CE, 27 mars 2020, n° 426955
Par un arrêt en date du 27 mars 2020, le Conseil d’Etat a précisé les conditions dans lesquelles le titulaire d’un marché peut être indemnisé des prestations supplémentaires non prévues dans le marché, indispensables à la réalisation des prestations dans les règles de l’art.
Une société de géomètres-experts avait conclu un marché à prix unitaires avec le département de la Loire-Atlantique, dans le cadre du remembrement d'une partie du territoire d’une des communes du département. A l’issue de l’exécution des prestations définies contractuellement, la société a soumis un projet de décompte final, comportant le solde restant du marché et une somme complémentaire correspondant, selon elle, à des prestations supplémentaires non prévues dans le marché, indispensables à la réalisation des prestations dans les règles de l’art et alors que le strict respect des prescriptions du marché n'aurait en aucun cas permis la réalisation d'un remembrement complet et conforme. A la suite du refus de ce projet de décompte final par le département, la société saisit le tribunal administratif de Nantes d’une demande tendant à la condamnation du département à lui verser différentes sommes au titre de l'exécution du marché, dont la somme supplémentaire due au titre des prestations supplémentaires. Par un jugement du 2 janvier 2017, le tribunal administratif de Nantes a rejeté cette demande de la société, tout comme la CAA de Nantes devant laquelle la société avait formé appel, au motif que le département avait fait part expressément de son opposition préalable à l’exécution de ces prestations supplémentaires, en indiquant dans un courrier refuser le règlement de toute prestation
Par un considérant de principe, le Conseil d’Etat rappelle classiquement que « le prestataire a le droit d'être indemnisé du coût des prestations supplémentaires indispensables à l'exécution du marché dans les règles de l'art ». Ce rappel est à mettre en parallèle avec la jurisprudence Ville d’Angers de 2002, où le Conseil d’Etat avait admis une telle indemnisation même en l’absence d’ordre de service en ce sens, consacrant l’accord tacite du maître d’ouvrage (CE, 14 juin 2002, n° 219874). Ici, le Conseil d’Etat souligne cependant qu’il ne peut être fait droit à cette indemnisation « dans le cas où la personne publique s'est préalablement opposée, de manière précise, à leur réalisation ».

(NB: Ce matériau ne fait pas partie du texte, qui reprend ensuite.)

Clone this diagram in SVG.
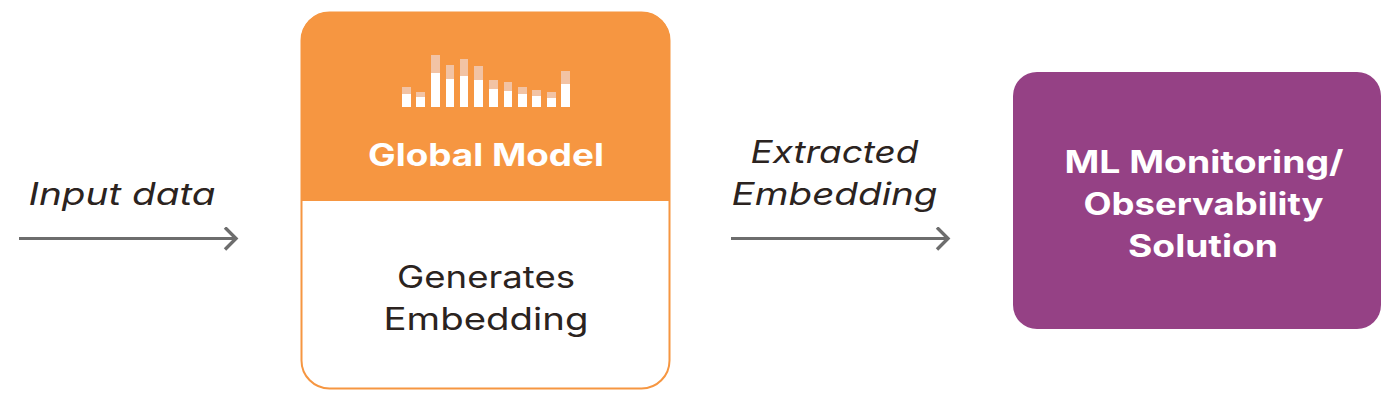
<svg xmlns="http://www.w3.org/2000/svg" width="1400" height="406" viewBox="0 0 1400 406">
<style>
text{font-family:"Inter","Liberation Sans",sans-serif;font-size:31px;text-anchor:middle;fill:#2b2320}
.i{font-style:italic;font-weight:400}
.w{fill:#fff;font-weight:700}
.c{stroke:#6d6d6d;stroke-width:3;fill:none}
.l{fill:#f2c3a4}
.b{fill:#fff}
</style>
<defs><marker id="a" markerUnits="userSpaceOnUse" markerWidth="20" markerHeight="28" refX="14" refY="12" orient="auto"><path d="M2 1L13 12L2 23" fill="none" stroke="#6d6d6d" stroke-width="3.4"/></marker></defs>
<rect width="1400" height="406" fill="#fff"/>
<g id="input-label"><text class="i" x="122" y="205" textLength="187" lengthAdjust="spacingAndGlyphs">Input data</text></g>
<g id="global-model">
<rect x="301.500" y="12.500" width="368" height="376" rx="28" fill="#fff" stroke="#f69641" stroke-width="2"/>
<path d="M301 201V40A28 28 0 0 1 329 12H642A28 28 0 0 1 670 40V201Z" fill="#f69641"/>
<path class="l" d="M402 87h9v20h-9zM416 92h9v15h-9zM431 55h9v52h-9zM446 65h8v42h-8zM460 59h8v48h-8zM474 66h9v41h-9zM489 80h9v27h-9zM504 82h8v25h-8zM518 87h9v20h-9zM532 90h9v17h-9zM547 92h9v15h-9zM561 71h9v36h-9z"/>
<path class="b" d="M402 94h9v13h-9zM416 97h9v10h-9zM431 73h9v34h-9zM446 79h8v28h-8zM460 76h8v31h-8zM474 80h9v27h-9zM489 89h9v18h-9zM504 91h8v16h-8zM518 94h9v13h-9zM532 96h9v11h-9zM547 98h9v9h-9zM561 84h9v23h-9z"/>
<text class="w" x="486" y="166" textLength="236" lengthAdjust="spacingAndGlyphs">Global Model</text>
<text x="486" y="288" textLength="178" lengthAdjust="spacingAndGlyphs">Generates</text>
<text x="486" y="330" textLength="205" lengthAdjust="spacingAndGlyphs">Embedding</text>
</g>
<g id="extracted-label">
<text class="i" x="834.500" y="163" textLength="168" lengthAdjust="spacingAndGlyphs">Extracted</text>
<text class="i" x="834.500" y="205" textLength="206" lengthAdjust="spacingAndGlyphs">Embedding</text>
</g>
<g id="ml-solution">
<rect x="1013" y="72" width="368" height="257" rx="24" fill="#954185"/>
<text class="w" x="1204" y="173" textLength="279" lengthAdjust="spacingAndGlyphs">ML Monitoring/</text>
<text class="w" x="1203.500" y="215" textLength="240" lengthAdjust="spacingAndGlyphs">Observability</text>
<text class="w" x="1203" y="257" textLength="150" lengthAdjust="spacingAndGlyphs">Solution</text>
</g>
<g id="connectors">
<path class="c" d="M19 238.500H237" marker-end="url(#a)"/>
<path class="c" d="M731 238.500H949" marker-end="url(#a)"/>
</g>
</svg>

Cette précision n’est pas anodine : à la lumière des conclusions du rapporteur public Mireille Le Corre sur cet arrêt, cette opposition doit être antérieure à la réalisation effective des travaux supplémentaires, formulée en cours d’exécution du marché, et précises. De cette manière, le maître d’ouvrage ne pourrait pas, de manière générale et dès le commencement du marché, se prémunir de toute possibilité d’indemnisation du maître d’œuvre au titre de prestations supplémentaires indispensables à l’exécution du marché dans les règles de l’art.

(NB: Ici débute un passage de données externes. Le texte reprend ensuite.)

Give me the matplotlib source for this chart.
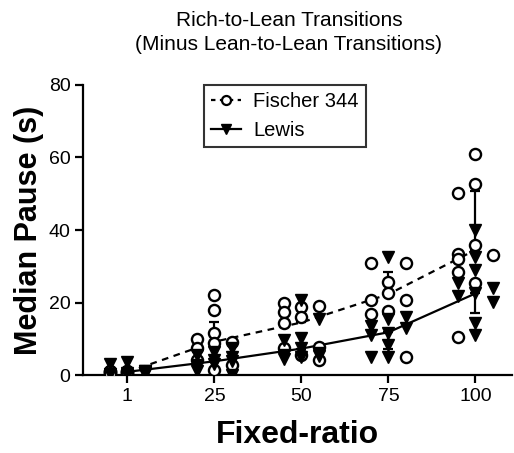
import matplotlib
matplotlib.use("Agg")
import matplotlib.pyplot as plt
import numpy as np

ratios = ["1", "25", "50", "75", "100"]

# individual subjects, per fixed-ratio
fischer_pts = [
    [0.3, 0.5, 0.8, 1.0, 1.0, 1.2, 0.6, 0.9, 1.1, 0.4],
    [22.1, 17.9, 11.5, 9.2, 10.0, 7.4, 4.1, 2.8, 1.4, 8.8],
    [20.0, 18.8, 17.5, 19.0, 16.0, 14.3, 7.8, 7.4, 5.5, 4.1],
    [30.8, 30.8, 25.7, 22.7, 20.7, 20.7, 17.7, 16.8, 4.9],
    [61.0, 52.7, 50.1, 35.9, 33.3, 33.1, 31.9, 28.5, 25.5, 10.6],
]
lewis_pts = [
    [3.6, 3.0, 1.0, 0.5, 0.2, 0.8, 0.3, 1.2, 0.6, 0.0],
    [7.4, 6.3, 5.5, 5.0, 4.1, 4.0, 3.0, 2.8, 1.0, 0.0],
    [20.7, 15.6, 10.1, 9.7, 7.4, 6.0, 5.5, 5.2, 5.0, 4.5],
    [32.6, 16.1, 15.6, 13.5, 12.9, 11.5, 11.0, 8.3, 5.0, 5.0],
    [40.0, 32.6, 29.0, 25.3, 23.9, 22.5, 21.8, 20.2, 14.3, 11.0],
]

fischer_mean = [0.8, 9.2, 14.5, 22.3, 34.5]
fischer_sd = [0.5, 5.3, 4.5, 6.2, 16.3]
lewis_mean = [0.9, 3.8, 7.3, 11.8, 22.5]
lewis_sd = [0.8, 3.0, 2.0, 4.5, 5.5]


def swarm(vals, step=0.2, gap=2.8):
    # spread overlapping points into columns, graphpad style
    cols = [0, -step, step]
    placed = []
    offs = np.zeros(len(vals))
    for i in np.argsort(vals)[::-1]:
        best, bestd = 0, -1
        for c in cols:
            d = min([abs(vals[i] - v) for o, v in placed if o == c] + [99])
            if d >= gap:
                best = c
                break
            if d > bestd:
                best, bestd = c, d
        offs[i] = best
        placed.append((best, vals[i]))
    return offs


plt.rcParams["font.family"] = ["Liberation Sans", "DejaVu Sans"]
fig = plt.figure(figsize=(5.14, 4.53), dpi=100)
ax = fig.add_axes([0.1615, 0.172, 0.8345, 0.6405])

x = np.arange(len(ratios))

ax.errorbar(x, fischer_mean, yerr=[np.zeros(5), fischer_sd], color="black", lw=1.6,
            ls=(0, (3, 2.5)), capsize=3.5, capthick=1.6, zorder=2)
ax.errorbar(x, lewis_mean, yerr=[lewis_sd, np.zeros(5)], color="black", lw=1.6,
            capsize=3.5, capthick=1.6, zorder=2)

for i in range(len(ratios)):
    allv = np.array(fischer_pts[i] + lewis_pts[i])
    offs = swarm(allv)
    nf = len(fischer_pts[i])
    ax.plot(x[i] + offs[:nf], fischer_pts[i], "o", ms=8, mfc="white", mec="black",
            mew=1.7, ls="none", zorder=3)
    ax.plot(x[i] + offs[nf:], lewis_pts[i], "v", ms=8, color="black", ls="none", zorder=4)

# legend handles
ax.plot([], [], marker="o", ms=6.5, mfc="white", mec="black", mew=1.6, color="black",
        ls=(0, (2, 2)), lw=1.6, label="Fischer 344")
ax.plot([], [], marker="v", ms=7.5, color="black", lw=1.6, label="Lewis")
leg = ax.legend(loc="upper center", bbox_to_anchor=(0.47, 1.0), fontsize=14.5,
                frameon=True, fancybox=False, handlelength=1.5, borderpad=0.35,
                labelspacing=0.5, handletextpad=0.6, borderaxespad=0)
leg.get_frame().set_edgecolor("black")
leg.get_frame().set_linewidth(1.5)

ax.set_xlim(-0.51, 4.42)
ax.set_ylim(0, 80)
ax.set_xticks(x)
ax.set_xticklabels(ratios)
ax.set_yticks([0, 20, 40, 60, 80])
ax.spines["top"].set_visible(False)
ax.spines["right"].set_visible(False)
ax.spines["left"].set_linewidth(1.6)
ax.spines["bottom"].set_linewidth(1.6)
ax.tick_params(width=1.6, length=6, labelsize=14, colors="black", pad=3)

ax.set_xlabel("Fixed-ratio", fontsize=23, fontweight="bold", labelpad=11)
ax.set_ylabel("Median Pause (s)", fontsize=22, fontweight="bold", labelpad=3)
fig.text(0.562, 0.975, "Rich-to-Lean Transitions\n(Minus Lean-to-Lean Transitions)",
         fontsize=15, ha="center", va="top", linespacing=1.3)

fig.savefig("out.png", dpi=100)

Dans les circonstances de l’espèce, la CAA de Nantes avait relevé d’une part que le département avait fait connaître son opposition précise à la réalisation de prestations supplémentaires et d’autre part qu’il n’est pas établi que ces prestations supplémentaires aient été exécutées antérieurement à cette opposition. En ce sens, le Conseil d’Etat relève que la CAA de Nantes n’a pas commis d’erreur de droit : ainsi le pourvoi de la société est rejeté.